Video Clips
Blog Entries April-June 2011

Yesterday I got to the Art/Faith Forum Conference in Dublin - plenty of thought provoking ideas there, not to mention quite a few artists and poets. The conference title was "The Baptised Imagination" and the whole idea of the religious imagination was central to the event. Main speaker in the morning was Fr Michael Paul Gallagher SJ who has written many books about the interface of faith and culture. It was a deep and complex talk and I'll try to get hold of the text for more in-depth reflection. He quoted Cardinal Newan's comments "The heart is commonly reached, not through the reason, but through the imagination" (find the context of this observation here).
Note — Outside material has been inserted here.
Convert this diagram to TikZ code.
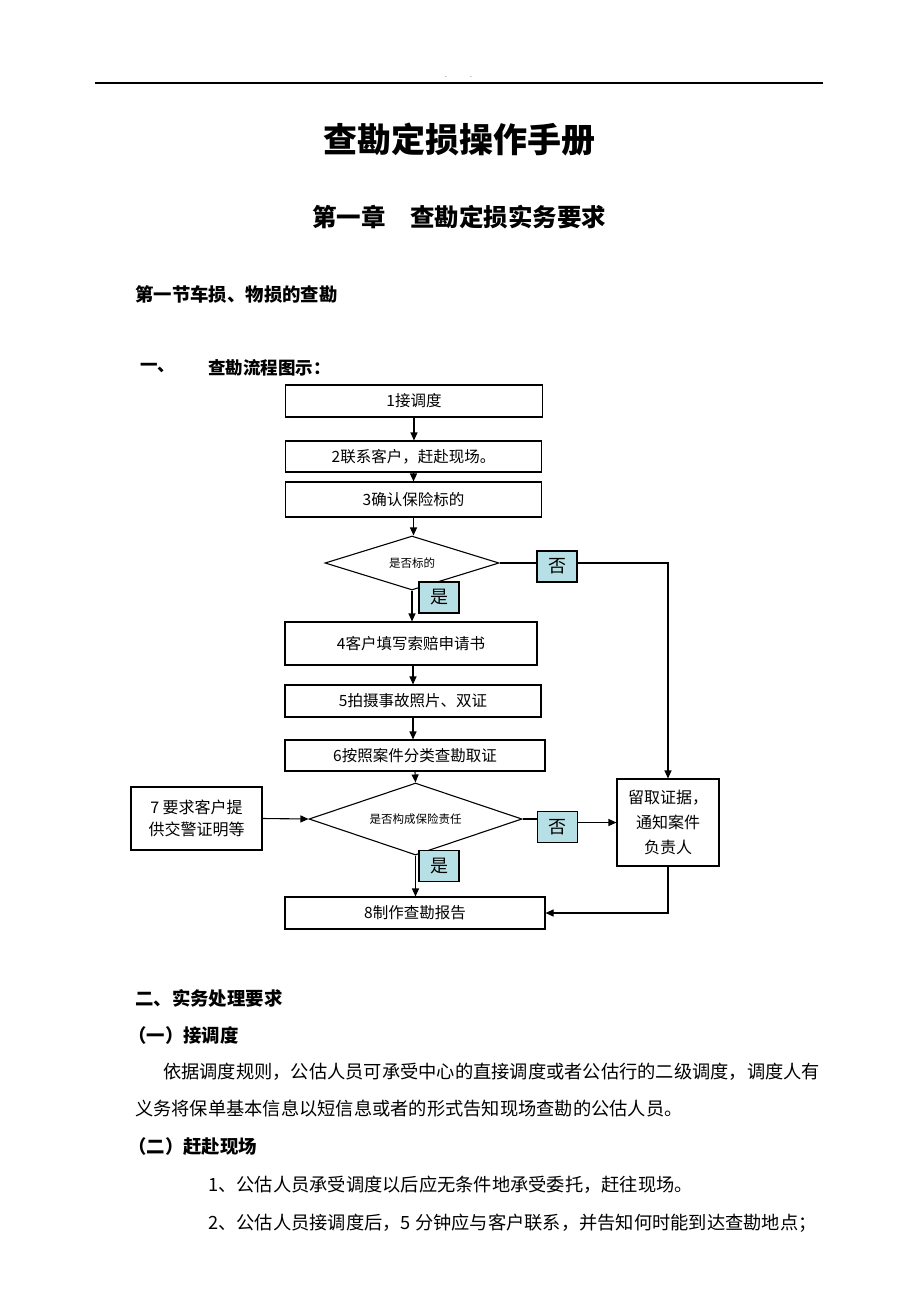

Colette Clarke gave a presentation on the art of iconography and displayed several appealing examples of the genre, and flagged the work of the Association of Iconographers of Ireland (more info here). In the afternoon there was another interesting talk, this time from Gregory Wolfe an American author and editor of "Image - a Journal of the Arts and Religion".

I've been a fan of Jennifer Warnes for years - the first album of hers I bought was just titled "Jennifer Warnes" and among other great songs she sang Oh God of Loveliness (clip on left). Her most famous album is "Famous Blue Raincoat" when she recorded some of the songs of Leonard Cohen, and some she co-wrote with him. This album included the beautiful Song of Bernadette (see video page) and Joan of Arc. She has also recorded some traditional Christmas songs which featured on a Hallmark Christmas album some years ago. Her most recent album is The Well and one could certainly find some Biblical imagery in the title track, though it's not overt and may not even have been intended. A new album is apparently in the works. For a sampler of her work there's always a selection of songs playing on her website

On Sunday last RTE 1 broadcast Mass for the Ascension, live and outdoors from the Claddagh in Galway city. The music was provided by the Tribal Chamber Choir - their selections from Haydn and Handel were excellent but didn't facilitate congregational singing! However the small congregation did join in on Ár nAthair and the recessional Praise My Soul the King of Heaven. You can look back on this programme here and for a while on the RTE Player.

Religious music was also to the fore on Songs of Praise, BBC 1's long running show, which provides a comfortable kind of spirituality. Last Sunday Eamonn Holmes presented the show from Northern Ireland, where Daniel O'Donnell was one of the contributors - he sang a fine acoustic version of "Here I Am Lord", with just guitar accompaniment, while the choir at a Presbyterian church (Hamilton Road, Bangor I think) sang well throughout the programme. I really enjoyed Artist Ross Wilson's few words on C.S. Lewis, and his visually arresting wardrobe sculpture was a fitting tribute to the author - Lewis' letter to a young reader explaining the Christian allegory of his Narnia books was also inscribed on the work.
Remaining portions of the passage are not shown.